Video: introducing Triton CNS
Triton Container Name Service (CNS) is our automated DNS solution for containers and VMs on Triton. Triton CNS serves address records for containers by instance name and by tag. Triton CNS eliminates the frustration of having to update DNS records when you add or remove instances. Using CNS service names, you can get a consistent DNS name for all the instances of a service, even as you scale them up or down or replace them.
Watch our introduction to Triton CNS to learn how easy it is to get started.
Triton CNS is ideal for making applications discoverable on the internet. Get started by adding Triton CNS to your containers with the help of our documentation.
Video transcript
Welcome to this introduction to Triton CNS.
Triton Container Name Service, was designed to do two things:
- Serve address records for instances by instance name
- And serve address records for instances grouped by the CNS service name.
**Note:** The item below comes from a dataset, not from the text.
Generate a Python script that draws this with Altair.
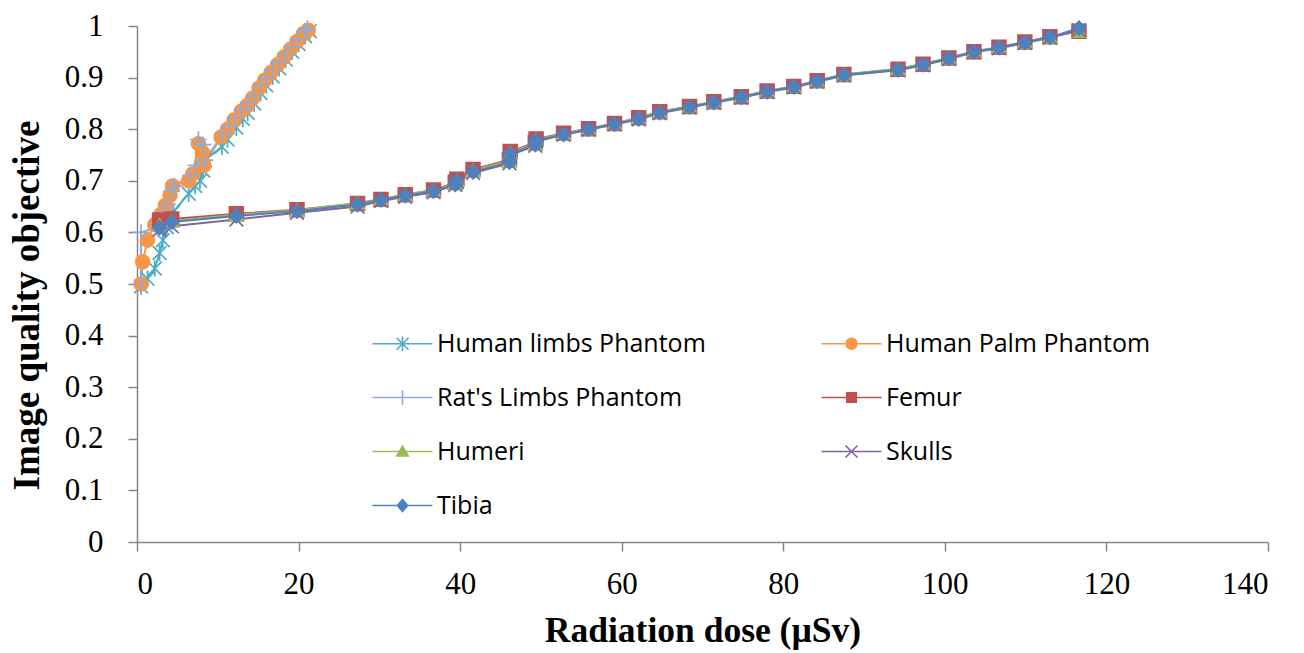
import altair as alt
import pandas as pd

# ---------------- data ----------------
series_names = ["Human limbs Phantom", "Human Palm Phantom", "Rat's Limbs Phantom",
                "Femur", "Humeri", "Skulls", "Tibia"]

limbs_x = [0.5, 1.3, 2.2, 2.8, 3.2, 3.7, 4.5, 6.4, 7.2, 7.8, 8.2, 8.4, 10.5, 11.2, 12.3, 13.1,
           13.7, 14.5, 15.3, 16.0, 16.8, 17.6, 18.4, 19.2, 20.0, 20.8, 21.4]
limbs_y = [0.495, 0.510, 0.530, 0.560, 0.585, 0.610, 0.640, 0.675, 0.690, 0.700, 0.720, 0.740,
           0.766, 0.780, 0.803, 0.820, 0.832, 0.850, 0.870, 0.885, 0.902, 0.918, 0.935, 0.950,
           0.965, 0.980, 0.990]

palm_x = [0.5, 0.7, 1.3, 2.2, 3.0, 3.5, 4.1, 4.4, 6.4, 6.9, 7.6, 8.1, 8.3, 10.4, 11.2, 12.0,
          12.9, 13.6, 14.3, 15.1, 15.8, 16.6, 17.4, 18.2, 19.0, 19.8, 20.6, 21.2]
palm_y = [0.500, 0.543, 0.585, 0.615, 0.635, 0.652, 0.672, 0.690, 0.700, 0.713, 0.772, 0.755,
          0.730, 0.785, 0.800, 0.818, 0.835, 0.845, 0.860, 0.880, 0.895, 0.910, 0.925, 0.940,
          0.955, 0.970, 0.985, 0.992]

rat_x = [0.5, 0.5, 2.5, 3.2, 3.8, 4.3, 4.6, 6.6, 7.3, 7.6, 8.2, 8.4, 10.6, 11.4, 12.2, 13.0,
         13.8, 14.5, 15.3, 16.0, 16.8, 17.6, 18.4, 19.2, 20.0, 20.8, 21.1]
rat_y = [0.500, 0.600, 0.610, 0.640, 0.655, 0.680, 0.690, 0.710, 0.730, 0.780, 0.770, 0.740,
         0.790, 0.805, 0.822, 0.838, 0.850, 0.865, 0.885, 0.900, 0.915, 0.930, 0.945, 0.960,
         0.975, 0.990, 0.995]

bone_x = [2.8, 4.3, 12.3, 19.8, 27.3, 30.2, 33.2, 36.7, 39.4, 39.6, 41.6, 46.1, 46.2, 49.3,
          49.4, 52.8, 55.9, 59.1, 62.1, 64.7, 68.4, 71.4, 74.8, 78.0, 81.3, 84.2, 87.5, 94.2,
          97.3, 100.5, 103.6, 106.7, 109.9, 113.0, 116.6]
femur_y = [0.624, 0.626, 0.636, 0.644, 0.656, 0.664, 0.673, 0.682, 0.697, 0.703, 0.722, 0.741,
           0.757, 0.774, 0.781, 0.792, 0.801, 0.811, 0.822, 0.834, 0.844, 0.853, 0.863, 0.874,
           0.883, 0.894, 0.906, 0.916, 0.926, 0.938, 0.950, 0.959, 0.969, 0.979, 0.990]
humeri_y = [0.615, 0.622, 0.634, 0.643, 0.657, 0.665, 0.673, 0.682, 0.695, 0.701, 0.720, 0.739,
            0.755, 0.772, 0.780, 0.791, 0.801, 0.811, 0.822, 0.834, 0.844, 0.853, 0.864, 0.874,
            0.883, 0.894, 0.906, 0.917, 0.927, 0.938, 0.951, 0.959, 0.969, 0.979, 0.990]
skulls_y = [0.605, 0.612, 0.625, 0.638, 0.650, 0.661, 0.669, 0.678, 0.692, 0.698, 0.715, 0.734,
            0.750, 0.768, 0.776, 0.789, 0.799, 0.809, 0.819, 0.831, 0.842, 0.851, 0.861, 0.872,
            0.881, 0.892, 0.904, 0.914, 0.924, 0.936, 0.949, 0.957, 0.967, 0.977, 0.992]
tibia_y = [0.609, 0.620, 0.632, 0.641, 0.654, 0.663, 0.671, 0.680, 0.693, 0.700, 0.717, 0.736,
           0.752, 0.770, 0.778, 0.790, 0.800, 0.810, 0.820, 0.832, 0.843, 0.852, 0.862, 0.873,
           0.882, 0.893, 0.905, 0.915, 0.925, 0.937, 0.950, 0.958, 0.968, 0.978, 0.996]

x_ticks = [0, 20, 40, 60, 80, 100, 120, 140]
y_ticks = [0, 0.1, 0.2, 0.3, 0.4, 0.5, 0.6, 0.7, 0.8, 0.9, 1.0]

# ---------------- styles ----------------
colors = ["#4BACC6", "#F79646", "#8FA9DA", "#C0504D", "#9BBB59", "#8064A2", "#4F81BD"]
ASTER = "M-1,-1L1,1M-1,1L1,-1M0,-1.2V1.2"
PLUS = "M-1.2,0H1.2M0,-1.2V1.2"
CROSS = "M-1,-1L1,1M-1,1L1,-1"
marker_shapes = [ASTER, "circle", PLUS, "square", "triangle-up", CROSS, "diamond"]
legend_markers = [ASTER, "M0.9,0A0.9,0.9 0 1,1 -0.9,0A0.9,0.9 0 1,1 0.9,0Z", PLUS,
                  "M-0.8,-0.8H0.8V0.8H-0.8Z", "M0,-0.9L0.95,0.75H-0.95Z", CROSS,
                  "M0,-1L0.85,0L0,1L-0.85,0Z"]
LINE = "M-5,0H5"
legend_shapes = [LINE + m for m in legend_markers]

series_xy = [(limbs_x, limbs_y), (palm_x, palm_y), (rat_x, rat_y),
             (bone_x, femur_y), (bone_x, humeri_y), (bone_x, skulls_y), (bone_x, tibia_y)]
rows = []
for si, (name, (xs, ys)) in enumerate(zip(series_names, series_xy)):
    for k, (xv, yv) in enumerate(zip(xs, ys)):
        rows.append({"series": name, "dose": xv, "q": yv, "s": si, "k": k})
df = pd.DataFrame(rows)
df_leg = df[df["k"] == 0]

x_enc = alt.X("dose:Q", scale=alt.Scale(domain=[0, 140], nice=False),
              axis=alt.Axis(values=x_ticks, title="Radiation dose (µSv)", titleY=99,
                            titleBaseline="alphabetic", titleFontSize=35.5))
y_enc = alt.Y("q:Q", scale=alt.Scale(domain=[0, 1], nice=False),
              axis=alt.Axis(values=y_ticks, format=".1~f", title="Image quality objective",
                            titleAngle=270, titleX=-99, titleY=279, titleAlign="center",
                            titleBaseline="alphabetic", titleFontSize=37, labelPadding=25))

def cscale():
    return alt.Scale(domain=series_names, range=colors)

lines = alt.Chart(df).mark_line(strokeWidth=2).encode(
    x=x_enc, y=y_enc,
    color=alt.Color("series:N", scale=cscale(), legend=None),
    detail="series:N",
    order="k:Q",
)

points = alt.Chart(df).mark_point(filled=True, size=190, strokeWidth=1.7, opacity=1).encode(
    x=x_enc, y=y_enc,
    color=alt.Color("series:N", scale=cscale(), legend=None),
    stroke=alt.Stroke("series:N", scale=cscale(), legend=None),
    shape=alt.Shape("series:N", scale=alt.Scale(domain=series_names, range=marker_shapes),
                    legend=None),
)

def leg():
    return alt.Legend(title=None, orient="none", legendX=253, legendY=305,
                      direction="horizontal", columns=2, padding=0, rowPadding=28,
                      columnPadding=112, symbolSize=144, symbolStrokeWidth=1.6,
                      labelOffset=22, labelFont="Open Sans", labelFontSize=25,
                      labelColor="#000000", labelLimit=400, symbolOpacity=1)

legend_layer = alt.Chart(df_leg).mark_point(filled=True, size=144, opacity=0).encode(
    x=x_enc, y=y_enc,
    color=alt.Color("series:N", scale=cscale(), legend=leg()),
    stroke=alt.Stroke("series:N", scale=cscale(), legend=leg()),
    shape=alt.Shape("series:N", scale=alt.Scale(domain=series_names, range=legend_shapes),
                    legend=leg()),
)

chart = alt.layer(lines, points, legend_layer).resolve_scale(
    shape="independent").resolve_legend(
    color="independent", stroke="independent", shape="independent").properties(
    width=1131, height=516,
    padding={"left": 137, "top": 26, "right": 36, "bottom": 111},
    autosize=alt.AutoSizeParams(type="none"),
).configure_view(stroke=None).configure_axis(
    grid=False, domainColor="#868686", domainWidth=1.5, tickColor="#868686", tickWidth=1.5,
    tickSize=9, labelFont="Liberation Serif", labelFontSize=31, labelColor="#000000",
    labelPadding=18, titleFont="Liberation Serif", titleFontSize=34, titleFontWeight="bold",
    titleColor="#000000",
)

chart.save("out.html", embed_options={"renderer": "svg", "actions": False})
The latter means that multiple instances can share the same DNS name, despite having different IP addresses.
DNS provides a way to assign one or more human friendly names to a long string of numbers, or the IP address, in order to access an instance. DNS names can have more than one IP address assigned to them.
If you've previously managed the process of mapping DNS names to IP addresses, you know what a hassle it can be. With each instance, you have to map your DNS name to the instance IP address. As you scale up the number of instances to meet incoming traffic, you have to go back and map new IPs.
When traffic is exploding because your application has the latest viral image that will "break the internet," you don't want it to actually break the internet. If anything, it will never be more important to be able to scale quickly than in that moment.
When you scale back down after people have moved on, you need to remember which IPs were associated with which instance and remove only the IP addresses of the instances that no longer exist.
For applications built with immutable and disposable infrastructure, each new deploy can change the IP numbers for the running application. Wouldn't it be convenient if there was a way to automatically update DNS for any IP address change?
Triton CNS knows when containers are running. DNS names are automatically updated as containers start and stop so that requests are only sent to running containers.
No matter how many instances exist, when tagged with the same CNS service name, they will be served under the same DNS name.When activated for an account, running instances in Joyent's Triton Cloud with public network interfaces will be automatically assigned DNS names using these FQDN patterns, starting with the instance name or the CNS service name.
All of the DNS names for an instance can be found in the instance details in CloudAPI, easily accessed using the triton instance get
command.
Triton Container Name Service is ideal for making applications discoverable on the internet.
With Triton CNS, you can set it and forget it—no longer do you have to stress about updates to your containers taking down web accessibility.
Your applications will be ready for prime time.